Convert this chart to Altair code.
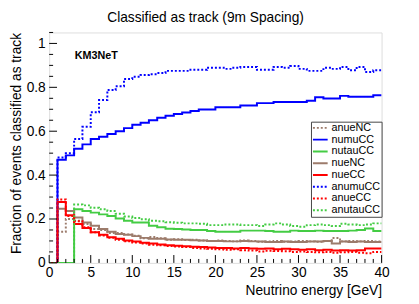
import altair as alt
import pandas as pd

# ---------------- data ----------------
bin_low = list(range(0, 40))          # 1 GeV bins, lower edges
x_end = 40

series = ["anueNC", "numuCC", "nutauCC", "nueNC", "nueCC", "anumuCC", "anueCC", "anutauCC"]
colors = ["#9c7b6b", "#0000ff", "#44cc44", "#9c7b6b", "#ff0000", "#0000ff", "#ff0000", "#44cc44"]
dashes = [[2, 2], [1, 0], [1, 0], [1, 0], [1, 0], [2, 2], [2, 2], [2, 2]]

numuCC = [0, 0.47, 0.49, 0.52, 0.54, 0.565, 0.575, 0.587, 0.600, 0.614,
          0.629, 0.639, 0.650, 0.661, 0.670, 0.678, 0.685, 0.692, 0.699, 0.699,
          0.709, 0.709, 0.709, 0.717, 0.717, 0.728, 0.728, 0.733, 0.733, 0.733,
          0.733, 0.739, 0.755, 0.749, 0.749, 0.761, 0.757, 0.757, 0.757, 0.764]
anumuCC = [0, 0.48, 0.50, 0.565, 0.620, 0.686, 0.742, 0.788, 0.805, 0.838,
           0.848, 0.856, 0.860, 0.865, 0.875, 0.875, 0.875, 0.880, 0.880, 0.889,
           0.889, 0.884, 0.889, 0.893, 0.893, 0.880, 0.880, 0.893, 0.889, 0.897,
           0.884, 0.875, 0.875, 0.889, 0.884, 0.893, 0.878, 0.893, 0.870, 0.878]
nutauCC = [0, 0, 0, 0.244, 0.236, 0.229, 0.221, 0.214, 0.202, 0.192,
           0.184, 0.184, 0.169, 0.162, 0.156, 0.154, 0.152, 0.150, 0.150, 0.145,
           0.142, 0.142, 0.142, 0.147, 0.147, 0.147, 0.145, 0.142, 0.142, 0.147,
           0.145, 0.145, 0.147, 0.145, 0.145, 0.145, 0.147, 0.150, 0.157, 0.145]
anutauCC = [0, 0, 0, 0.266, 0.262, 0.251, 0.244, 0.236, 0.224, 0.211,
            0.205, 0.199, 0.192, 0.190, 0.185, 0.183, 0.180, 0.180, 0.178, 0.172,
            0.172, 0.175, 0.175, 0.172, 0.172, 0.168, 0.175, 0.180, 0.175, 0.168,
            0.165, 0.172, 0.175, 0.172, 0.168, 0.178, 0.175, 0.172, 0.175, 0.180]
nueNC = [0, 0.247, 0.236, 0.207, 0.184, 0.169, 0.154, 0.142, 0.132, 0.128,
         0.122, 0.114, 0.110, 0.110, 0.107, 0.105, 0.105, 0.103, 0.102, 0.100,
         0.100, 0.098, 0.098, 0.100, 0.098, 0.097, 0.095, 0.095, 0.097, 0.095,
         0.095, 0.097, 0.097, 0.100, 0.088, 0.097, 0.095, 0.097, 0.095, 0.095]
anueNC = [0, 0.142, 0.200, 0.192, 0.177, 0.154, 0.150, 0.136, 0.136, 0.130,
          0.124, 0.112, 0.118, 0.112, 0.105, 0.108, 0.104, 0.106, 0.102, 0.100,
          0.102, 0.100, 0.098, 0.102, 0.100, 0.096, 0.098, 0.100, 0.096, 0.098,
          0.100, 0.098, 0.096, 0.100, 0.113, 0.098, 0.100, 0.098, 0.100, 0.098]
nueCC = [0, 0.277, 0.217, 0.177, 0.159, 0.140, 0.128, 0.117, 0.110, 0.102,
         0.097, 0.092, 0.088, 0.084, 0.080, 0.078, 0.076, 0.074, 0.072, 0.070,
         0.068, 0.068, 0.066, 0.068, 0.066, 0.064, 0.066, 0.062, 0.064, 0.062,
         0.060, 0.062, 0.058, 0.060, 0.056, 0.058, 0.056, 0.058, 0.066, 0.066]
anueCC = [0, 0.289, 0.214, 0.190, 0.162, 0.140, 0.125, 0.115, 0.105, 0.098,
          0.093, 0.088, 0.083, 0.080, 0.077, 0.075, 0.072, 0.068, 0.066, 0.064,
          0.062, 0.060, 0.062, 0.058, 0.056, 0.052, 0.055, 0.054, 0.053, 0.050,
          0.052, 0.050, 0.048, 0.050, 0.046, 0.048, 0.050, 0.046, 0.044, 0.050]

values = {"anueNC": anueNC, "numuCC": numuCC, "nutauCC": nutauCC, "nueNC": nueNC,
          "nueCC": nueCC, "anumuCC": anumuCC, "anueCC": anueCC, "anutauCC": anutauCC}

y_major = [0, 0.2, 0.4, 0.6, 0.8, 1.0]
y_minor = [0.05, 0.1, 0.15, 0.25, 0.3, 0.35, 0.45, 0.5, 0.55, 0.65, 0.7, 0.75,
           0.85, 0.9, 0.95, 1.05]
x_major = [0, 5, 10, 15, 20, 25, 30, 35, 40]
x_minor = [e for e in range(0, 41) if e not in x_major]

title_text = "Classified as track (9m Spacing)"
x_title = "Neutrino energy [GeV]"
y_title = "Fraction of events classified as track"
tag = "KM3NeT"

# ---------------- build tables ----------------
rows = []
for k, name in enumerate(series):
    vals = values[name]
    for e, v in zip(bin_low, vals):
        rows.append({"E": e, "frac": v, "series": name, "ord": k})
    rows.append({"E": x_end, "frac": vals[-1], "series": name, "ord": k})
df = pd.DataFrame(rows)

FONT = "Liberation Sans"
W, H = 339, 235

xscale = alt.Scale(domain=[0, 40], nice=False, zero=False)
yscale = alt.Scale(domain=[0, 1.05], nice=False, zero=False)
xaxis = alt.Axis(values=x_major, format="~g", ticks=False, tickSize=0, domain=False,
                 grid=False, labelFont=FONT, labelFontSize=14, labelColor="black",
                 labelPadding=3, labelFlush=False, labelOverlap=False,
                 title=x_title, titleFont=FONT, titleFontSize=14,
                 titleFontWeight="normal", titleColor="black", titleAnchor="end",
                 titlePadding=4)
yaxis = alt.Axis(values=y_major, format="~g", ticks=False, tickSize=0, domain=False,
                 grid=False, labelFont=FONT, labelFontSize=14, labelColor="black",
                 labelPadding=4, labelFlush=False, labelOverlap=False,
                 title=y_title, titleFont=FONT, titleFontSize=14,
                 titleFontWeight="normal", titleColor="black", titleAnchor="end",
                 titlePadding=3)


def X(field):
    return alt.X(f"{field}:Q", scale=xscale, axis=xaxis)


def Y(field):
    return alt.Y(f"{field}:Q", scale=yscale, axis=yaxis)


legend = alt.Legend(title=None, orient="none", legendX=267, legendY=91,
                    fillColor="white", strokeColor="#444", padding=1,
                    symbolType="stroke", symbolStrokeWidth=2, symbolSize=225,
                    labelFont=FONT, labelFontSize=11, labelColor="black",
                    rowPadding=0, clipHeight=10.6, labelOffset=3,
                    labelExpr="datum.label + '    '")

lines = alt.Chart(df).mark_line(interpolate="step-after", strokeWidth=2, clip=True).encode(
    x=X("E"),
    y=Y("frac"),
    color=alt.Color("series:N", sort=series,
                    scale=alt.Scale(domain=series, range=colors), legend=legend),
    strokeDash=alt.StrokeDash("series:N", sort=series,
                              scale=alt.Scale(domain=series, range=dashes),
                              legend=legend),
    order="ord:Q",
)

ymaj = alt.Chart(pd.DataFrame({"t": y_major})).mark_rule(color="black", strokeWidth=1).encode(
    y=Y("t"), x=alt.value(0), x2=alt.value(8))
ymin = alt.Chart(pd.DataFrame({"t": y_minor})).mark_rule(color="black", strokeWidth=1).encode(
    y=Y("t"), x=alt.value(0), x2=alt.value(4))
xmaj = alt.Chart(pd.DataFrame({"t": x_major})).mark_rule(color="black", strokeWidth=1).encode(
    x=X("t"), y=alt.value(H), y2=alt.value(H - 8))
xmin = alt.Chart(pd.DataFrame({"t": x_minor})).mark_rule(color="black", strokeWidth=1).encode(
    x=X("t"), y=alt.value(H), y2=alt.value(H - 4))

label = alt.Chart(pd.DataFrame({"label": [tag]})).mark_text(
    font=FONT, fontSize=11, fontWeight="bold", align="left", baseline="alphabetic",
    color="black").encode(x=alt.value(26), y=alt.value(27), text="label:N")

chart = alt.layer(lines, ymin, ymaj, xmin, xmaj, label).properties(
    width=W, height=H,
    title=alt.TitleParams(title_text, font=FONT, fontSize=14, fontWeight="normal",
                          color="black", anchor="middle", frame="group", dx=-10,
                          offset=7),
    autosize=alt.AutoSizeParams(type="none"),
    padding={"left": 42, "top": 22, "right": 30, "bottom": 40},
).configure_view(stroke="black", strokeWidth=1).configure(background="white")

chart.save("out.html", embed_options={"renderer": "svg", "actions": False})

→ **DESCRIPTION OF THE TASK**
Reproduce the material above exactly, first line through the line that contains "2], [2, 2], [2, 2]]", minus the pictures.

→ **ANSWER TO THE EXERCISE**
Convert this chart to Altair code.
import altair as alt
import pandas as pd

# ---------------- data ----------------
bin_low = list(range(0, 40))          # 1 GeV bins, lower edges
x_end = 40

series = ["anueNC", "numuCC", "nutauCC", "nueNC", "nueCC", "anumuCC", "anueCC", "anutauCC"]
colors = ["#9c7b6b", "#0000ff", "#44cc44", "#9c7b6b", "#ff0000", "#0000ff", "#ff0000", "#44cc44"]
dashes = [[2, 2], [1, 0], [1, 0], [1, 0], [1, 0], [2, 2], [2, 2], [2, 2]]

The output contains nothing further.